The classical and quantum theory of thermal magnetic noise, with applications in spintronics and quantum microscopy

Thermal fluctuations generate magnetic noise in the vicinity of any conductive and/or magnetically permeable solid. This magnetic noise plays a fundamental role in the design of spintronic devices: namely, it sets the time scale during which electron spins retain their coherence. This paper presents a rigorous classical and quantum analysis of thermal magnetic noise, together with practical engineering examples. Starting with the fluctuation-dissipation theorem and Maxwell's equations, a closed-form expression for the spectral density of thermal magnetic noise is derived.

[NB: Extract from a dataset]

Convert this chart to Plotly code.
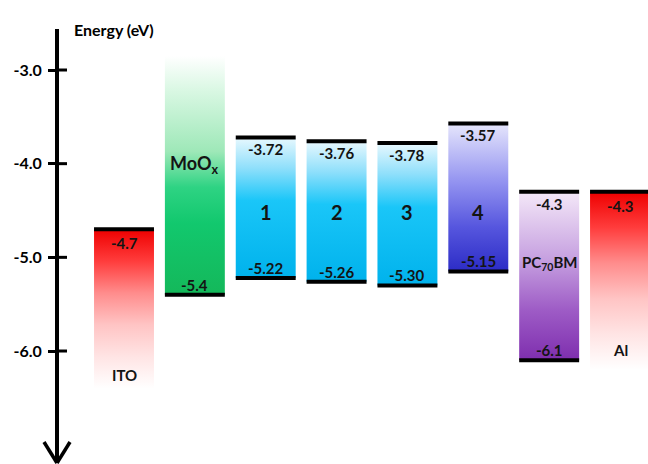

Quantum decoherence, as induced by thermal magnetic noise, is analyzed via the independent oscillator heat bath model of Ford et al. The resulting quantum Langevin equations yield closed-form expressions for the spin relaxation times. For realistic experiments in spintronics, magnetic resonance force microscopy, Bose-Einstein condensates, atomic physics, and solid-state quantum computing, the predicted relaxation rates are rapid enough that substantial experimental care must be taken to minimize them. At zero temperature, the quantum entanglement between a spin state and a thermal reservoir is computed. The same Hamiltonian matrix elements that govern fluctuation and dissipation are shown to also govern entanglement and renormalization, and a specific example of a fluctuation-dissipation-entanglement theorem is constructed. We postulate that this theorem is independent of the detailed structure of thermal reservoirs, and therefore expresses a general thermodynamic principle.